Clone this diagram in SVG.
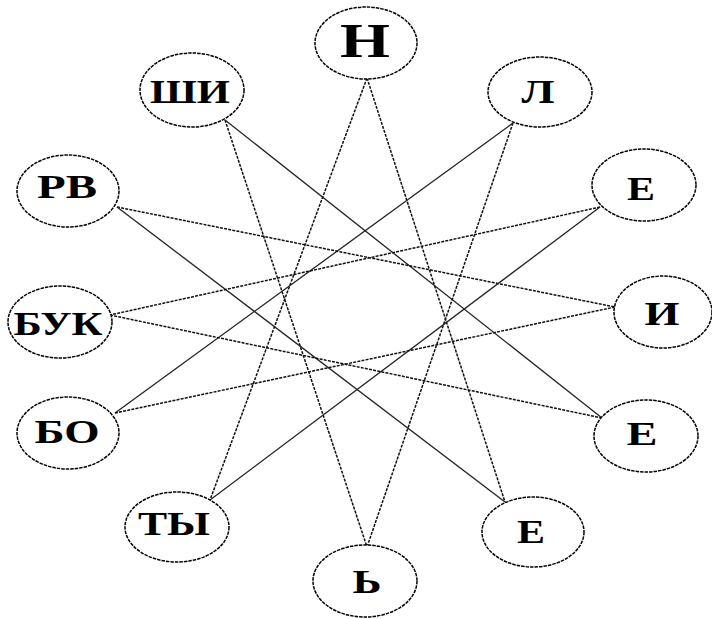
<svg xmlns="http://www.w3.org/2000/svg" width="712" height="619" viewBox="0 0 712 619">
<style>
.n{fill:#fff;stroke:#000;stroke-width:1.5;stroke-dasharray:3.5 1}
.t{font-family:"Liberation Serif","Times New Roman",serif;font-weight:bold;font-size:34px;fill:#000;text-anchor:middle}
.d{stroke:#111;stroke-width:1.5;stroke-dasharray:3 1.2;fill:none}
.s{stroke:#222;stroke-width:1.3;fill:none}
</style>
<rect width="712" height="619" fill="#fff"/>
<g id="connectors">
<line class="d" x1="367" y1="78" x2="210" y2="500"/>
<line class="d" x1="367" y1="78" x2="505" y2="502"/>
<line class="d" x1="225" y1="120" x2="367" y2="547"/>
<line class="s" x1="225" y1="120" x2="602" y2="418"/>
<line class="s" x1="513" y1="123" x2="115" y2="413"/>
<line class="d" x1="513" y1="123" x2="367" y2="547"/>
<line class="d" x1="117" y1="207" x2="615" y2="307"/>
<line class="s" x1="117" y1="207" x2="505" y2="502"/>
<line class="d" x1="600" y1="207" x2="110" y2="315"/>
<line class="s" x1="600" y1="207" x2="210" y2="500"/>
<line class="d" x1="110" y1="315" x2="602" y2="418"/>
<line class="d" x1="615" y1="307" x2="115" y2="413"/>
</g>
<g id="node-N"><ellipse class="n" cx="366" cy="43" rx="51" ry="36"/><text class="t" x="365" y="57" style="font-size:48px" textLength="50" lengthAdjust="spacingAndGlyphs">Н</text></g>
<g id="node-SHI"><ellipse class="n" cx="192" cy="90" rx="52" ry="37"/><text class="t" x="190" y="103" textLength="80" lengthAdjust="spacingAndGlyphs">ШИ</text></g>
<g id="node-L"><ellipse class="n" cx="540" cy="92" rx="52" ry="35"/><text class="t" x="538" y="103" textLength="33" lengthAdjust="spacingAndGlyphs">Л</text></g>
<g id="node-RV"><ellipse class="n" cx="68" cy="191" rx="51" ry="36"/><text class="t" x="67" y="198" textLength="60" lengthAdjust="spacingAndGlyphs">РВ</text></g>
<g id="node-E1"><ellipse class="n" cx="644" cy="185" rx="52" ry="36"/><text class="t" x="641" y="200" textLength="28" lengthAdjust="spacingAndGlyphs">Е</text></g>
<g id="node-BUK"><ellipse class="n" cx="60" cy="322" rx="52" ry="36"/><text class="t" x="58" y="335" textLength="89" lengthAdjust="spacingAndGlyphs">БУК</text></g>
<g id="node-I"><ellipse class="n" cx="663" cy="312" rx="49" ry="36"/><text class="t" x="662" y="325" textLength="35" lengthAdjust="spacingAndGlyphs">И</text></g>
<g id="node-BO"><ellipse class="n" cx="68" cy="433" rx="51" ry="36"/><text class="t" x="67" y="443" textLength="65" lengthAdjust="spacingAndGlyphs">БО</text></g>
<g id="node-E2"><ellipse class="n" cx="646" cy="436" rx="52" ry="36"/><text class="t" x="642" y="445" textLength="31" lengthAdjust="spacingAndGlyphs">Е</text></g>
<g id="node-TY"><ellipse class="n" cx="177" cy="527" rx="52" ry="35"/><text class="t" x="174" y="535" textLength="72" lengthAdjust="spacingAndGlyphs">ТЫ</text></g>
<g id="node-SOFT"><ellipse class="n" cx="365" cy="581" rx="52" ry="36"/><text class="t" x="367" y="593" textLength="29" lengthAdjust="spacingAndGlyphs">Ь</text></g>
<g id="node-E3"><ellipse class="n" cx="533" cy="532" rx="51" ry="35"/><text class="t" x="531" y="543" textLength="28" lengthAdjust="spacingAndGlyphs">Е</text></g>
</svg>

========================================================================

Quote the data exactly, leaving every image out of the copy.

● TASK RESULT
Clone this diagram in SVG.
<svg xmlns="http://www.w3.org/2000/svg" width="712" height="619" viewBox="0 0 712 619">
<style>
.n{fill:#fff;stroke:#000;stroke-width:1.5;stroke-dasharray:3.5 1}
.t{font-family:"Liberation Serif","Times New Roman",serif;font-weight:bold;font-size:34px;fill:#000;text-anchor:middle}
.d{stroke:#111;stroke-width:1.5;stroke-dasharray:3 1.2;fill:none}
.s{stroke:#222;stroke-width:1.3;fill:none}
</style>
<rect width="712" height="619" fill="#fff"/>
<g id="connectors">
<line class="d" x1="367" y1="78" x2="210" y2="500"/>
<line class="d" x1="367" y1="78" x2="505" y2="502"/>
<line class="d" x1="225" y1="120" x2="367" y2="547"/>
<line class="s" x1="225" y1="120" x2="602" y2="418"/>
<line class="s" x1="513" y1="123" x2="115" y2="413"/>
<line class="d" x1="513" y1="123" x2="367" y2="547"/>
<line class="d" x1="117" y1="207" x2="615" y2="307"/>
<line class="s" x1="117" y1="207" x2="505" y2="502"/>
<line class="d" x1="600" y1="207" x2="110" y2="315"/>
<line class="s" x1="600" y1="207" x2="210" y2="500"/>
<line class="d" x1="110" y1="315" x2="602" y2="418"/>
<line class="d" x1="615" y1="307" x2="115" y2="413"/>
</g>
<g id="node-N"><ellipse class="n" cx="366" cy="43" rx="51" ry="36"/><text class="t" x="365" y="57" style="font-size:48px" textLength="50" lengthAdjust="spacingAndGlyphs">Н</text></g>
<g id="node-SHI"><ellipse class="n" cx="192" cy="90" rx="52" ry="37"/><text class="t" x="190" y="103" textLength="80" lengthAdjust="spacingAndGlyphs">ШИ</text></g>
<g id="node-L"><ellipse class="n" cx="540" cy="92" rx="52" ry="35"/><text class="t" x="538" y="103" textLength="33" lengthAdjust="spacingAndGlyphs">Л</text></g>
<g id="node-RV"><ellipse class="n" cx="68" cy="191" rx="51" ry="36"/><text class="t" x="67" y="198" textLength="60" lengthAdjust="spacingAndGlyphs">РВ</text></g>
<g id="node-E1"><ellipse class="n" cx="644" cy="185" rx="52" ry="36"/><text class="t" x="641" y="200" textLength="28" lengthAdjust="spacingAndGlyphs">Е</text></g>
<g id="node-BUK"><ellipse class="n" cx="60" cy="322" rx="52" ry="36"/><text class="t" x="58" y="335" textLength="89" lengthAdjust="spacingAndGlyphs">БУК</text></g>
<g id="node-I"><ellipse class="n" cx="663" cy="312" rx="49" ry="36"/><text class="t" x="662" y="325" textLength="35" lengthAdjust="spacingAndGlyphs">И</text></g>
<g id="node-BO"><ellipse class="n" cx="68" cy="433" rx="51" ry="36"/><text class="t" x="67" y="443" textLength="65" lengthAdjust="spacingAndGlyphs">БО</text></g>
<g id="node-E2"><ellipse class="n" cx="646" cy="436" rx="52" ry="36"/><text class="t" x="642" y="445" textLength="31" lengthAdjust="spacingAndGlyphs">Е</text></g>
<g id="node-TY"><ellipse class="n" cx="177" cy="527" rx="52" ry="35"/><text class="t" x="174" y="535" textLength="72" lengthAdjust="spacingAndGlyphs">ТЫ</text></g>
<g id="node-SOFT"><ellipse class="n" cx="365" cy="581" rx="52" ry="36"/><text class="t" x="367" y="593" textLength="29" lengthAdjust="spacingAndGlyphs">Ь</text></g>
<g id="node-E3"><ellipse class="n" cx="533" cy="532" rx="51" ry="35"/><text class="t" x="531" y="543" textLength="28" lengthAdjust="spacingAndGlyphs">Е</text></g>
</svg>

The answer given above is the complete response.